The problem:
Look through the material and copy each line holding "React".

Data extract:
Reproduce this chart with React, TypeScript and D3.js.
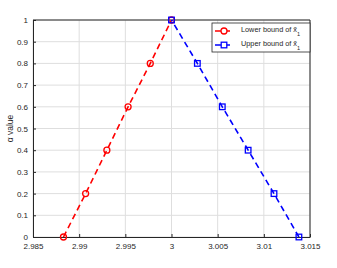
import React, { useEffect, useRef } from "react";
import * as d3 from "d3";

const alphaLevels = [0, 0.2, 0.4, 0.6, 0.8, 1];
const lowerX = [2.9883, 2.9907, 2.993, 2.9953, 2.9977, 3.0];
const upperX = [3.0138, 3.0111, 3.0083, 3.0055, 3.0028, 3.0];
const xTicks = [2.985, 2.99, 2.995, 3, 3.005, 3.01, 3.015];
const yTicks = [0, 0.1, 0.2, 0.3, 0.4, 0.5, 0.6, 0.7, 0.8, 0.9, 1];

function App() {
  const ref = useRef<SVGSVGElement>(null);

  useEffect(() => {
    const width = 337;
    const height = 268;
    const margin = { top: 20, left: 33, bottom: 31, right: 27 };

    const svg = d3.select(ref.current);
    svg.selectAll("*").remove();

    const x = d3.scaleLinear()
      .domain([2.985, 3.015])
      .range([margin.left, width - margin.right]);
    const y = d3.scaleLinear()
      .domain([0, 1])
      .range([height - margin.bottom, margin.top]);

    const font = "Liberation Sans, Arial, sans-serif";

    // grid
    const grid = svg.append("g").attr("stroke", "#dedede").attr("stroke-width", 1);
    grid.selectAll("line.vx").data(xTicks).enter().append("line")
      .attr("x1", d => x(d)).attr("x2", d => x(d))
      .attr("y1", y(0)).attr("y2", y(1));
    grid.selectAll("line.hy").data(yTicks).enter().append("line")
      .attr("x1", x(2.985)).attr("x2", x(3.015))
      .attr("y1", d => y(d)).attr("y2", d => y(d));

    // axes
    const xAxis = g => g
      .attr("transform", `translate(0, ${y(0)})`)
      .call(d3.axisBottom(x).tickValues(xTicks).tickFormat(d3.format("")).tickSize(-3).tickPadding(6).tickSizeOuter(0));
    const yAxis = g => g
      .attr("transform", `translate(${x(2.985)}, 0)`)
      .call(d3.axisLeft(y).tickValues(yTicks).tickFormat(d3.format("")).tickSize(-3).tickPadding(5).tickSizeOuter(0));

    [svg.append("g").call(xAxis), svg.append("g").call(yAxis)].forEach(g => {
      g.selectAll("text").attr("fill", "#262626").style("font-size", "8px").style("font-family", font);
      g.selectAll("line").attr("stroke", "#262626");
      g.select(".domain").attr("stroke", "#262626");
    });

    // box top/right
    svg.append("path")
      .attr("d", `M${x(2.985)},${y(1)}H${x(3.015)}V${y(0)}`)
      .attr("fill", "none").attr("stroke", "#262626");

    svg.append("text")
      .attr("transform", `translate(13, ${(y(0) + y(1)) / 2}) rotate(-90)`)
      .attr("text-anchor", "middle")
      .attr("fill", "#262626")
      .style("font-size", "8.5px").style("font-family", font)
      .text("α value");

    const line = d3.line<[number, number]>().x(d => x(d[0])).y(d => y(d[1]));
    const lower = lowerX.map((v, i) => [v, alphaLevels[i]] as [number, number]);
    const upper = upperX.map((v, i) => [v, alphaLevels[i]] as [number, number]);

    svg.append("path").datum(lower).attr("d", line)
      .attr("fill", "none").attr("stroke", "#ff0000").attr("stroke-width", 1.6).attr("stroke-dasharray", "6,4");
    svg.append("path").datum(upper).attr("d", line)
      .attr("fill", "none").attr("stroke", "#0000ff").attr("stroke-width", 1.6).attr("stroke-dasharray", "6,4");

    svg.append("g").selectAll("circle").data(lower).enter().append("circle")
      .attr("cx", d => x(d[0])).attr("cy", d => y(d[1])).attr("r", 3)
      .attr("fill", "none").attr("stroke", "#ff0000").attr("stroke-width", 1.3);
    svg.append("g").selectAll("rect").data(upper).enter().append("rect")
      .attr("x", d => x(d[0]) - 2.8).attr("y", d => y(d[1]) - 2.8)
      .attr("width", 5.6).attr("height", 5.6)
      .attr("fill", "none").attr("stroke", "#0000ff").attr("stroke-width", 1.3);

    // legend
    const lg = svg.append("g").attr("transform", "translate(212, 23)");
    lg.append("rect").attr("width", 98).attr("height", 29)
      .attr("fill", "#fff").attr("stroke", "#262626").attr("stroke-width", 0.8);
    const items = [
      { label: "Lower bound of ", color: "#ff0000", shape: "circle" },
      { label: "Upper bound of ", color: "#0000ff", shape: "square" },
    ];
    items.forEach((it, i) => {
      const cy = 8 + i * 14;
      lg.append("line").attr("x1", 3).attr("x2", 21).attr("y1", cy).attr("y2", cy)
        .attr("stroke", it.color).attr("stroke-width", 1.6).attr("stroke-dasharray", "6,3");
      if (it.shape === "circle") {
        lg.append("circle").attr("cx", 12).attr("cy", cy).attr("r", 3)
          .attr("fill", "#fff").attr("stroke", it.color).attr("stroke-width", 1.3);
      } else {
        lg.append("rect").attr("x", 9.2).attr("y", cy - 2.8).attr("width", 5.6).attr("height", 5.6)
          .attr("fill", "#fff").attr("stroke", it.color).attr("stroke-width", 1.3);
      }
      const t = lg.append("text").attr("x", 29).attr("y", cy + 1)
        .attr("fill", "#262626").style("font-size", "7.3px").style("font-family", font);
      t.append("tspan").text(it.label);
      t.append("tspan").text("x̃");
      t.append("tspan").attr("dy", 4).style("font-size", "5.5px").text("1");
    });
  }, []);

  return (
    <svg ref={ref} width={337} height={268} style={{ position: "absolute", left: 0, top: 0, background: "#fff" }} />
  );
}

export default App;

Exercise solution:
Reproduce this chart with React, TypeScript and D3.js.
import React, { useEffect, useRef } from "react";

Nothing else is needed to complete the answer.